Begin with the first line below and retype each line exactly through the line containing "relative de l’air". Any pictures are to be left out.

--- --- ---

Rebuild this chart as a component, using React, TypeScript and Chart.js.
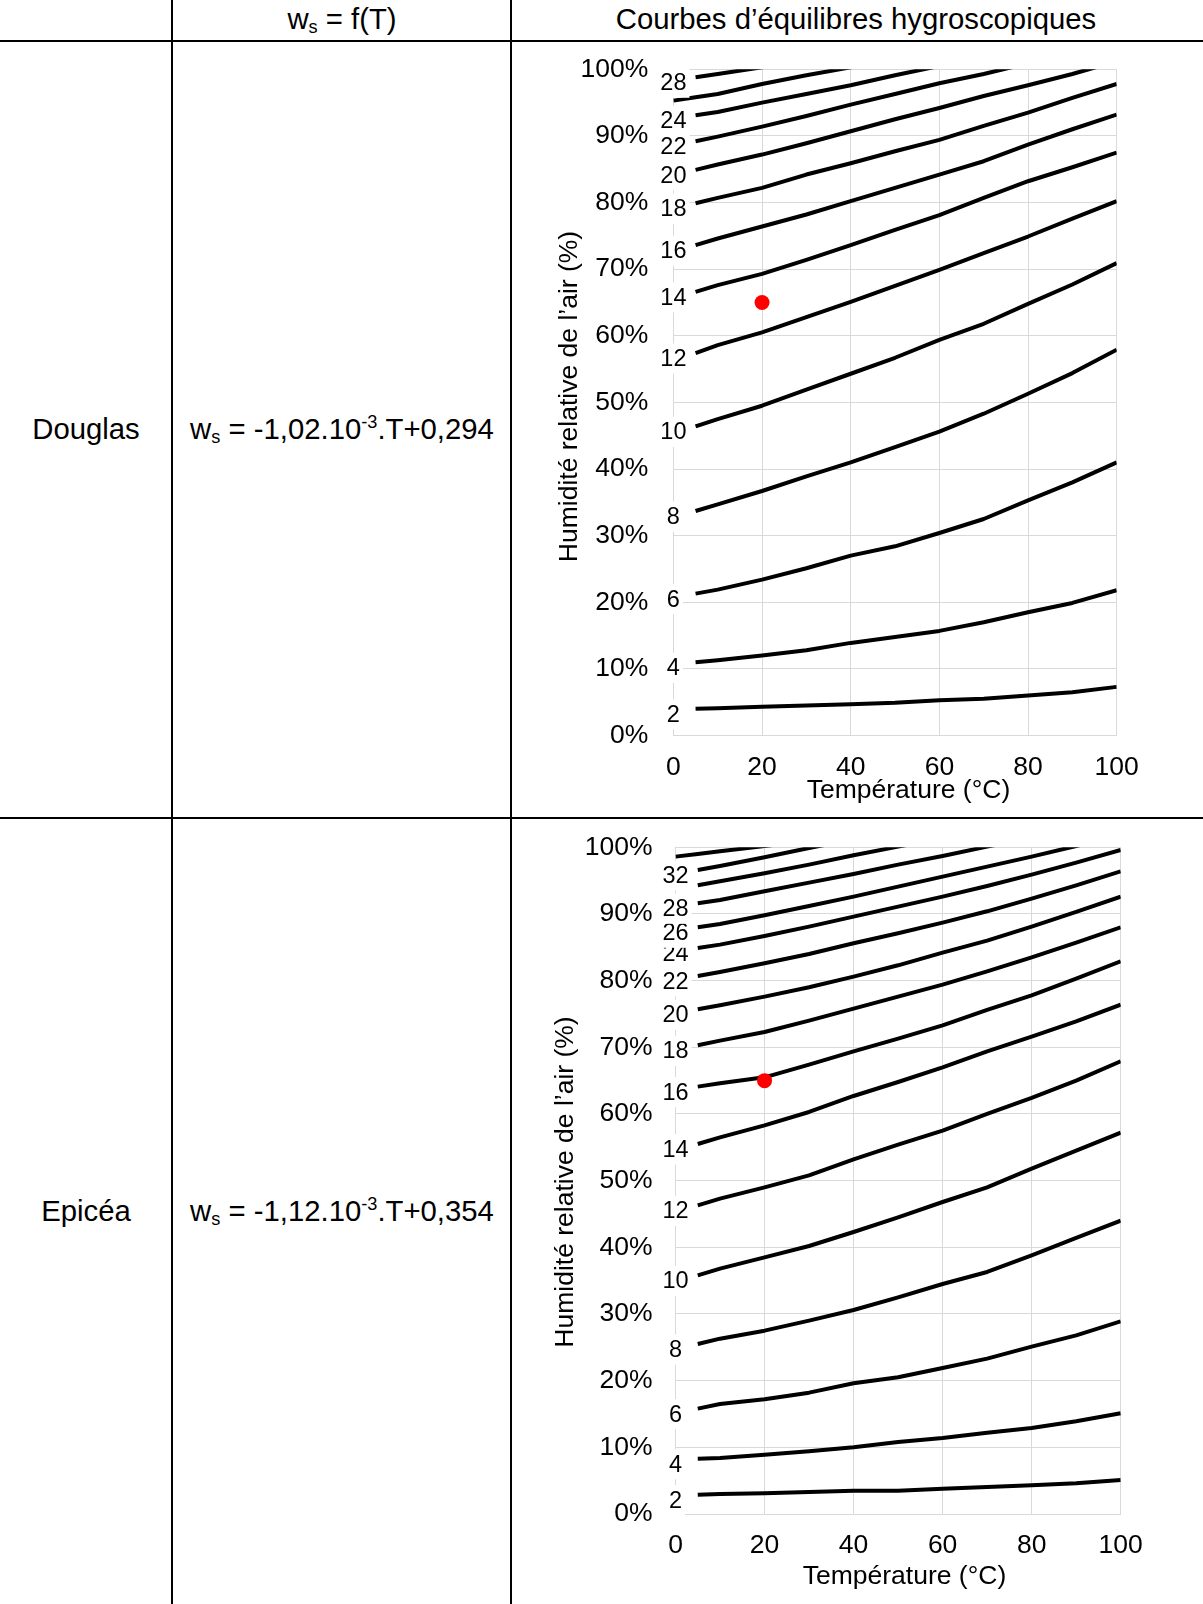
import React, { useEffect, useRef } from "react";
import { Chart, registerables } from "chart.js";

Chart.register(...registerables);

const FONT = '"Liberation Sans", Arial, Helvetica, sans-serif';

// Temperatures (°C) shared by all curves
const TEMPERATURES = [0, 5, 10, 20, 30, 40, 50, 60, 70, 80, 90, 100];
const X_TICK_STEP = 20;
const Y_TICK_STEP = 10;
const X_TITLE = "Température (°C)";
const Y_TITLE = "Humidité relative de l’air (%)";

// Douglas – relative humidity (%) at equilibrium for each wood moisture content (%)
const DOUGLAS_2 = [null, 4.0, 4.1, 4.3, 4.5, 4.7, 4.9, 5.3, 5.5, 6.0, 6.5, 7.3];
const DOUGLAS_4 = [null, 11.0, 11.3, 12.0, 12.8, 13.9, 14.8, 15.7, 17.0, 18.5, 19.9, 21.8];
const DOUGLAS_6 = [null, 21.3, 21.9, 23.4, 25.1, 27.0, 28.4, 30.4, 32.5, 35.3, 38.0, 41.0];
const DOUGLAS_8 = [null, 33.7, 34.7, 36.7, 38.9, 41.0, 43.3, 45.6, 48.3, 51.3, 54.4, 57.9];
const DOUGLAS_10 = [null, 46.4, 47.5, 49.5, 51.9, 54.3, 56.7, 59.4, 61.8, 64.8, 67.7, 70.9];
const DOUGLAS_12 = [null, 57.4, 58.6, 60.5, 62.8, 65.1, 67.5, 69.9, 72.4, 74.9, 77.6, 80.2];
const DOUGLAS_14 = [null, 66.6, 67.6, 69.3, 71.4, 73.6, 75.9, 78.1, 80.7, 83.2, 85.3, 87.5];
const DOUGLAS_16 = [null, 73.6, 74.6, 76.4, 78.2, 80.2, 82.2, 84.2, 86.2, 88.7, 91.0, 93.2];
const DOUGLAS_18 = [null, 79.9, 80.7, 82.2, 84.2, 85.9, 87.7, 89.4, 91.5, 93.5, 95.7, 97.8];
const DOUGLAS_20 = [null, 84.9, 85.7, 87.2, 88.9, 90.7, 92.5, 94.2, 96.0, 97.6, 99.3, 101.2];
const DOUGLAS_22 = [null, 89.2, 89.9, 91.4, 93.0, 94.7, 96.3, 97.9, 99.3, 100.9, 102.5, 104.1];
const DOUGLAS_24 = [null, 93.1, 93.6, 95.0, 96.3, 97.6, 99.1, 100.5, 101.9, 103.3, 104.7, 106.1];
const DOUGLAS_26 = [95.3, 95.8, 96.3, 97.8, 99.1, 100.3, 101.6, 102.9, 104.2, 105.5, 106.8, 108.1];
const DOUGLAS_28 = [null, 98.8, 99.3, 100.3, 101.3, 102.3, 103.3, 104.3, 105.3, 106.3, 107.3, 108.3];
const DOUGLAS_POINT = [20, 65];

// Epicéa – relative humidity (%) at equilibrium for each wood moisture content (%)
const EPICEA_2 = [null, 2.9, 3.0, 3.1, 3.3, 3.5, 3.5, 3.8, 4.05, 4.3, 4.6, 5.1];
const EPICEA_4 = [null, 8.3, 8.4, 8.9, 9.4, 10.0, 10.8, 11.4, 12.2, 12.9, 13.9, 15.1];
const EPICEA_6 = [null, 15.8, 16.5, 17.2, 18.2, 19.6, 20.5, 21.9, 23.3, 25.1, 26.8, 28.9];
const EPICEA_8 = [null, 25.5, 26.3, 27.5, 29.0, 30.6, 32.5, 34.5, 36.3, 38.8, 41.4, 44.0];
const EPICEA_10 = [null, 35.8, 36.8, 38.5, 40.2, 42.3, 44.5, 46.8, 49.0, 51.8, 54.5, 57.2];
const EPICEA_12 = [null, 46.3, 47.3, 49.0, 50.8, 53.2, 55.4, 57.5, 60.0, 62.4, 65.0, 67.9];
const EPICEA_14 = [null, 55.5, 56.5, 58.3, 60.3, 62.7, 64.8, 67.0, 69.4, 71.6, 73.9, 76.4];
const EPICEA_16 = [null, 64.1, 64.6, 65.5, 67.4, 69.4, 71.3, 73.3, 75.6, 77.8, 80.3, 82.9];
const EPICEA_18 = [null, 70.3, 71.0, 72.3, 74.0, 75.8, 77.6, 79.4, 81.4, 83.5, 85.7, 88.0];
const EPICEA_20 = [null, 75.7, 76.3, 77.6, 79.0, 80.6, 82.3, 84.2, 86.0, 88.1, 90.3, 92.6];
const EPICEA_22 = [null, 80.7, 81.3, 82.6, 84.0, 85.6, 87.1, 88.7, 90.4, 92.3, 94.3, 96.4];
const EPICEA_24 = [null, 84.9, 85.4, 86.7, 88.1, 89.6, 91.1, 92.6, 94.2, 95.9, 97.7, 99.6];
const EPICEA_26 = [null, 88.0, 88.5, 89.8, 91.2, 92.6, 94.1, 95.6, 97.1, 98.6, 100.2, 101.8];
const EPICEA_28 = [null, 91.6, 92.1, 93.4, 94.7, 96.0, 97.4, 98.7, 100.1, 101.5, 102.9, 104.3];
const EPICEA_30 = [null, 94.3, 94.9, 96.1, 97.4, 98.8, 100.1, 101.4, 102.7, 104.0, 105.3, 106.6];
const EPICEA_32 = [null, 96.6, 97.2, 98.5, 99.9, 101.2, 102.5, 103.8, 105.1, 106.4, 107.7, 109.0];
const EPICEA_34 = [98.6, 99.0, 99.4, 100.2, 101.0, 101.8, 102.6, 103.4, 104.2, 105.0, 105.8, 106.6];
const EPICEA_POINT = [20, 65];

type Curve = { w: number; values: (number | null)[]; showLabel: boolean };

const DOUGLAS_CURVES: Curve[] = [
  { w: 2, values: DOUGLAS_2, showLabel: true },
  { w: 4, values: DOUGLAS_4, showLabel: true },
  { w: 6, values: DOUGLAS_6, showLabel: true },
  { w: 8, values: DOUGLAS_8, showLabel: true },
  { w: 10, values: DOUGLAS_10, showLabel: true },
  { w: 12, values: DOUGLAS_12, showLabel: true },
  { w: 14, values: DOUGLAS_14, showLabel: true },
  { w: 16, values: DOUGLAS_16, showLabel: true },
  { w: 18, values: DOUGLAS_18, showLabel: true },
  { w: 20, values: DOUGLAS_20, showLabel: true },
  { w: 22, values: DOUGLAS_22, showLabel: true },
  { w: 24, values: DOUGLAS_24, showLabel: true },
  { w: 26, values: DOUGLAS_26, showLabel: false },
  { w: 28, values: DOUGLAS_28, showLabel: true },
];

const EPICEA_CURVES: Curve[] = [
  { w: 2, values: EPICEA_2, showLabel: true },
  { w: 4, values: EPICEA_4, showLabel: true },
  { w: 6, values: EPICEA_6, showLabel: true },
  { w: 8, values: EPICEA_8, showLabel: true },
  { w: 10, values: EPICEA_10, showLabel: true },
  { w: 12, values: EPICEA_12, showLabel: true },
  { w: 14, values: EPICEA_14, showLabel: true },
  { w: 16, values: EPICEA_16, showLabel: true },
  { w: 18, values: EPICEA_18, showLabel: true },
  { w: 20, values: EPICEA_20, showLabel: true },
  { w: 22, values: EPICEA_22, showLabel: true },
  { w: 24, values: EPICEA_24, showLabel: true },
  { w: 26, values: EPICEA_26, showLabel: true },
  { w: 28, values: EPICEA_28, showLabel: true },
  { w: 30, values: EPICEA_30, showLabel: false },
  { w: 32, values: EPICEA_32, showLabel: true },
  { w: 34, values: EPICEA_34, showLabel: false },
];

type Geo = {
  left: number;
  top: number;
  width: number;
  height: number;
  yAxisWidth: number;
  padRight: number;
  padTop: number;
  xAxisHeight: number;
  yTickPad: number;
  xTitleX: number;
  xTitleY: number;
  yTitleX: number;
  yTitleY: number;
};

const GEO_DOUGLAS: Geo = {
  left: 512, top: 42, width: 691, height: 775,
  yAxisWidth: 161.4, padRight: 86.3, padTop: 27.3, xAxisHeight: 81.5,
  yTickPad: 25, xTitleX: 396.5, xTitleY: 749, yTitleX: 58, yTitleY: 354.5,
};

const GEO_EPICEA: Geo = {
  left: 512, top: 819, width: 691, height: 785,
  yAxisWidth: 163.5, padRight: 82.3, padTop: 28.3, xAxisHeight: 90,
  yTickPad: 23, xTitleX: 392.5, xTitleY: 757.5, yTitleX: 54, yTitleY: 363,
};

function EquilibriumChart({ curves, point, geo }: { curves: Curve[]; point: number[]; geo: Geo }) {
  const ref = useRef<HTMLCanvasElement>(null);

  useEffect(() => {
    const canvas = ref.current;
    if (!canvas) return;

    const overlay = {
      id: "overlay",
      afterDatasetsDraw(chart: any) {
        const { ctx, scales } = chart;
        const xs = scales.x;
        const ys = scales.y;
        ctx.save();
        ctx.font = `23.5px ${FONT}`;
        ctx.textAlign = "center";
        ctx.textBaseline = "middle";
        const px = xs.getPixelForValue(0);
        curves.forEach((c) => {
          if (!c.showLabel) return;
          const first = c.values.find((v) => v !== null) as number;
          const py = ys.getPixelForValue(first) + 5.5;
          const text = String(c.w);
          const tw = ctx.measureText(text).width;
          ctx.fillStyle = "#ffffff";
          ctx.fillRect(px - tw / 2 - 3, py - 15, tw + 6, 30);
          ctx.fillStyle = "#000000";
          ctx.fillText(text, px, py + 1);
        });
        ctx.font = `26.5px ${FONT}`;
        ctx.fillStyle = "#000000";
        ctx.fillText(X_TITLE, geo.xTitleX, geo.xTitleY);
        ctx.translate(geo.yTitleX, geo.yTitleY);
        ctx.rotate(-Math.PI / 2);
        ctx.fillText(Y_TITLE, 0, 0);
        ctx.restore();
      },
    };

    const datasets: any[] = [
      {
        type: "scatter",
        data: [{ x: point[0], y: point[1] }],
        pointRadius: 7.5,
        pointBackgroundColor: "#ff0000",
        pointBorderColor: "#ff0000",
        pointBorderWidth: 0,
        showLine: false,
        order: -1,
        clip: false,
      },
      ...curves.map((c) => ({
        type: "line",
        label: String(c.w),
        data: TEMPERATURES.map((t, i) => ({ x: t, y: c.values[i] })).filter((p) => p.y !== null),
        borderColor: "#000000",
        borderWidth: 4,
        borderJoinStyle: "round",
        pointRadius: 0,
        tension: 0,
        fill: false,
        clip: 0,
        order: 1,
      })),
    ];

    const tickFont = { family: FONT, size: 26.5 };

    const chart = new Chart(canvas, {
      type: "line",
      data: { datasets },
      options: {
        animation: false,
        responsive: false,
        devicePixelRatio: 1,
        layout: { padding: { left: 0, top: geo.padTop, right: geo.padRight, bottom: 0 } },
        plugins: {
          legend: { display: false },
          tooltip: { enabled: false },
          title: { display: false },
        },
        scales: {
          x: {
            type: "linear",
            min: 0,
            max: 100,
            ticks: { stepSize: X_TICK_STEP, padding: 16, font: tickFont, color: "#000000", maxRotation: 0, autoSkip: false },
            grid: { color: "#d9d9d9", lineWidth: 1, drawTicks: false },
            border: { color: "#d9d9d9", width: 1 },
            afterFit: (s: any) => {
              s.height = geo.xAxisHeight;
            },
          },
          y: {
            type: "linear",
            min: 0,
            max: 100,
            ticks: {
              stepSize: Y_TICK_STEP,
              padding: 0,
              font: tickFont,
              color: "#000000",
              autoSkip: false,
              callback: (v: any) => `${v}%`,
            },
            grid: {
              color: "#d9d9d9",
              lineWidth: 1,
              drawTicks: true,
              tickLength: geo.yTickPad,
              tickColor: "rgba(0,0,0,0)",
            },
            border: { color: "#d9d9d9", width: 1 },
            afterFit: (s: any) => {
              s.width = geo.yAxisWidth;
            },
          },
        },
      } as any,
      plugins: [overlay],
    });

    return () => chart.destroy();
  }, [curves, point, geo]);

  return (
    <canvas
      ref={ref}
      width={geo.width}
      height={geo.height}
      style={{ position: "absolute", left: geo.left, top: geo.top, width: geo.width, height: geo.height, display: "block" }}
    />
  );
}

const cellText: React.CSSProperties = {
  position: "absolute",
  transform: "translate(-50%, -50%)",
  whiteSpace: "nowrap",
  fontFamily: FONT,
  fontSize: 29.3,
  color: "#000",
  lineHeight: "34px",
};

const subStyle: React.CSSProperties = { fontSize: "0.62em", verticalAlign: "-0.2em", lineHeight: 0 };
const supStyle: React.CSSProperties = { fontSize: "0.62em", verticalAlign: "0.6em", lineHeight: 0 };

function Formula({ a, b }: { a: string; b: string }) {
  return (
    <>
      w<span style={subStyle}>s</span> = {a}.10<span style={supStyle}>-3</span>.T+{b}
    </>
  );
}

export default function App() {
  return (
    <div style={{ position: "relative", width: 1203, height: 1604, background: "#fff", overflow: "hidden" }}>
      <style>{"html,body{margin:0;padding:0;background:#fff;}"}</style>
      {/* table rules */}
      <div style={{ position: "absolute", left: 171, top: 0, width: 2, height: 1604, background: "#000" }} />
      <div style={{ position: "absolute", left: 510, top: 0, width: 2, height: 1604, background: "#000" }} />
      <div style={{ position: "absolute", left: 0, top: 40, width: 1203, height: 2, background: "#000" }} />
      <div style={{ position: "absolute", left: 0, top: 817, width: 1203, height: 2, background: "#000" }} />

      {/* header */}
      <div style={{ ...cellText, left: 342, top: 19 }}>
        w<span style={subStyle}>s</span> = f(T)
      </div>
      <div style={{ ...cellText, left: 856, top: 19 }}>Courbes d’équilibres hygroscopiques</div>

      {/* Douglas row */}
      <div style={{ ...cellText, left: 86, top: 429 }}>Douglas</div>
      <div style={{ ...cellText, left: 342, top: 429 }}>
        <Formula a="-1,02" b="0,294" />
      </div>
      <EquilibriumChart curves={DOUGLAS_CURVES} point={DOUGLAS_POINT} geo={GEO_DOUGLAS} />

      {/* Epicéa row */}
      <div style={{ ...cellText, left: 86, top: 1211 }}>Epicéa</div>
      <div style={{ ...cellText, left: 342, top: 1211 }}>
        <Formula a="-1,12" b="0,354" />
      </div>
      <EquilibriumChart curves={EPICEA_CURVES} point={EPICEA_POINT} geo={GEO_EPICEA} />
    </div>
  );
}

--- --- ---

EXPECTED ANSWER:
Rebuild this chart as a component, using React, TypeScript and Chart.js.
import React, { useEffect, useRef } from "react";
import { Chart, registerables } from "chart.js";

Chart.register(...registerables);

const FONT = '"Liberation Sans", Arial, Helvetica, sans-serif';

// Temperatures (°C) shared by all curves
const TEMPERATURES = [0, 5, 10, 20, 30, 40, 50, 60, 70, 80, 90, 100];
const X_TICK_STEP = 20;
const Y_TICK_STEP = 10;
const X_TITLE = "Température (°C)";
const Y_TITLE = "Humidité relative de l’air (%)";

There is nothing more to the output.